-- Supplied material start --
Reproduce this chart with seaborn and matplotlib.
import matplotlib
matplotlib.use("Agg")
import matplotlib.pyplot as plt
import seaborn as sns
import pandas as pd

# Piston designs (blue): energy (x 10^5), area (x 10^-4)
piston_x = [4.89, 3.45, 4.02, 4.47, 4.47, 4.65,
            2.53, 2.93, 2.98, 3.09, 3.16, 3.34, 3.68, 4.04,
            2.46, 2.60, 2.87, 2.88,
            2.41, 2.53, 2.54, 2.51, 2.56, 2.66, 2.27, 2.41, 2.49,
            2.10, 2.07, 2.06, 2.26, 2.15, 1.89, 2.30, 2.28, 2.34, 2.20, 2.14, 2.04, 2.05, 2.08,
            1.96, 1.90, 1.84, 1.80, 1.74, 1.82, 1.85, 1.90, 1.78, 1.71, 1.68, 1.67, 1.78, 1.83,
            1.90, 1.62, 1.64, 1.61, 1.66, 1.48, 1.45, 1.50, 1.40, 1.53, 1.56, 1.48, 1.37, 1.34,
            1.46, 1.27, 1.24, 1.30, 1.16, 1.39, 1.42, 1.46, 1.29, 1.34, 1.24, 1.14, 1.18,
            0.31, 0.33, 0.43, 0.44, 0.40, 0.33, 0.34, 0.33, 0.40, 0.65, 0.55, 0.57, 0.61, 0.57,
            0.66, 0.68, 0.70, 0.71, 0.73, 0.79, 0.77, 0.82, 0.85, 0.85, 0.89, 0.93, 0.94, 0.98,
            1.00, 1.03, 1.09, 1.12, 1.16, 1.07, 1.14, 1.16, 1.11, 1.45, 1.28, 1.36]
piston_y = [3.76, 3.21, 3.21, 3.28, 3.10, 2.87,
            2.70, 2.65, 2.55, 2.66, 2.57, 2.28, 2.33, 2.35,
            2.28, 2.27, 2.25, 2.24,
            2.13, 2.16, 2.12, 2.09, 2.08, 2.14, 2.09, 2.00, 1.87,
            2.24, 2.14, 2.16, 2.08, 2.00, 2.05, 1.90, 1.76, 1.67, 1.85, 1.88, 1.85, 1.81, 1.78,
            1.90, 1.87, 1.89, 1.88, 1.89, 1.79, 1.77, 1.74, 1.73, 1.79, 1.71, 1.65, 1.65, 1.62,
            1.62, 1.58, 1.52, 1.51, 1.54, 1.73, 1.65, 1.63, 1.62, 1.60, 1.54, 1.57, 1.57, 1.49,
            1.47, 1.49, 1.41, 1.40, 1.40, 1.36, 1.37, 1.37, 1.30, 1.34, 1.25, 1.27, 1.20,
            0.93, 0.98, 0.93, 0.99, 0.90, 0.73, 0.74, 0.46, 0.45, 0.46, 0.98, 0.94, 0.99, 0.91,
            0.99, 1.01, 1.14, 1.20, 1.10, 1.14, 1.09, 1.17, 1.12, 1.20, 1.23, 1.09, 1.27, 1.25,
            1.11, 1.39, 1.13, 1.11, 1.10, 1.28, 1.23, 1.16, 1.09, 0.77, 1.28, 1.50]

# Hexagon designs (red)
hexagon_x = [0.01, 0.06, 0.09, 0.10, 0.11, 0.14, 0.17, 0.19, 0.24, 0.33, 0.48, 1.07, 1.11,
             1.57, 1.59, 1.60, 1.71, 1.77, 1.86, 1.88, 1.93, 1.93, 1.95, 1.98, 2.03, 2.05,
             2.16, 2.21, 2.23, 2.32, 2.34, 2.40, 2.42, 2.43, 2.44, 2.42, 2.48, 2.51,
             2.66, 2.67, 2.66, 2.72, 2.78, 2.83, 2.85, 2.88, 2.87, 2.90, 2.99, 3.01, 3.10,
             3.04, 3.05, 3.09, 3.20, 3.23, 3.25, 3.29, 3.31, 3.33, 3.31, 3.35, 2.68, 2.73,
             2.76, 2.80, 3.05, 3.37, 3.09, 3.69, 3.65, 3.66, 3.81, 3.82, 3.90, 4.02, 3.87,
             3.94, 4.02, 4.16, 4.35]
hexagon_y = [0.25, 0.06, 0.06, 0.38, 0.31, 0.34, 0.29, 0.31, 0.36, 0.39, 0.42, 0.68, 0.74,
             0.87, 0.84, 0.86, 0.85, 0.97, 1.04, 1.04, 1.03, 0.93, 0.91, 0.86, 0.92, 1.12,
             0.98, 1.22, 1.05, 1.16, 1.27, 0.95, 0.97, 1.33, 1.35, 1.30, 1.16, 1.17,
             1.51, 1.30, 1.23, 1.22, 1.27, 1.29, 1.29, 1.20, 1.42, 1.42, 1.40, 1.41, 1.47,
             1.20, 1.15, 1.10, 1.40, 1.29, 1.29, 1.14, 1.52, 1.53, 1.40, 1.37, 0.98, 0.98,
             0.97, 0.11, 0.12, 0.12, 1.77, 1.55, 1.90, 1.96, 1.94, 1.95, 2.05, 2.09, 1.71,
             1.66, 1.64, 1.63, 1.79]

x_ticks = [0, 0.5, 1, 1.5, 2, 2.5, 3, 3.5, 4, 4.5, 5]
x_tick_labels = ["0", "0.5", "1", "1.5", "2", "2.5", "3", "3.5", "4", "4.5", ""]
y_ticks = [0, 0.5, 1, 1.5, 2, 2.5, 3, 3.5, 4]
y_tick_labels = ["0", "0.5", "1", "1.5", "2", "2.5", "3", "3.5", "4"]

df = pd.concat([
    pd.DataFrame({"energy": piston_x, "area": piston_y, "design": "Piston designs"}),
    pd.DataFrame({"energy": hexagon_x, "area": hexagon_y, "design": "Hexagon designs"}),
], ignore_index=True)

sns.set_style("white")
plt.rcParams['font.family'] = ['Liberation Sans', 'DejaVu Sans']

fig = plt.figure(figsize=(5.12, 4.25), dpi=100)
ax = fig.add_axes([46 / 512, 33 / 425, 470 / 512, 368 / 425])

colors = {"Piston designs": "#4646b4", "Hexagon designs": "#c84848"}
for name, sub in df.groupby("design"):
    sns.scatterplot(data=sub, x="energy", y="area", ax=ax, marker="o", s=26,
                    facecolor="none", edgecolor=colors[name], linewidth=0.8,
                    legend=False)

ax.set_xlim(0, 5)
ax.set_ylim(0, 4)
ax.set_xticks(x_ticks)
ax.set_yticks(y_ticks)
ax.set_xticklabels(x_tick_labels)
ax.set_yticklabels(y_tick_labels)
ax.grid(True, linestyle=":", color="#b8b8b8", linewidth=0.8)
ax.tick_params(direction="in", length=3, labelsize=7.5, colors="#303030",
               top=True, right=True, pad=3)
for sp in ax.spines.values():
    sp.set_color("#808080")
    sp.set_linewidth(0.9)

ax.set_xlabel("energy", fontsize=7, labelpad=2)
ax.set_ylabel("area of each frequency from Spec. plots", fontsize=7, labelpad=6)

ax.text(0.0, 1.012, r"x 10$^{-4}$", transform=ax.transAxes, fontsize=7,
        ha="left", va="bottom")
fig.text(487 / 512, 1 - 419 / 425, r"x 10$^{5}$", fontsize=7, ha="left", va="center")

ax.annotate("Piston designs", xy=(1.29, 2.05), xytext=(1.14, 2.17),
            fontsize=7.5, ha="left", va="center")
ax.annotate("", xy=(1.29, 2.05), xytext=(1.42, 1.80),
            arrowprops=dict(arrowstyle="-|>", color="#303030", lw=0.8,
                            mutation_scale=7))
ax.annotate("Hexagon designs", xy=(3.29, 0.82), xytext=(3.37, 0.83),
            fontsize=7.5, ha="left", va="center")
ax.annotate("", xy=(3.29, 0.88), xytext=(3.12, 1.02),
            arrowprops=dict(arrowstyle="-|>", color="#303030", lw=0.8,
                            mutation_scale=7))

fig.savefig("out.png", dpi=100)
-- Supplied material end --
Work required:
Everything from the first line through the line containing "import pandas as pd" should be quoted exactly, and nothing beyond it.

Response below:
Reproduce this chart with seaborn and matplotlib.
import matplotlib
matplotlib.use("Agg")
import matplotlib.pyplot as plt
import seaborn as sns
import pandas as pd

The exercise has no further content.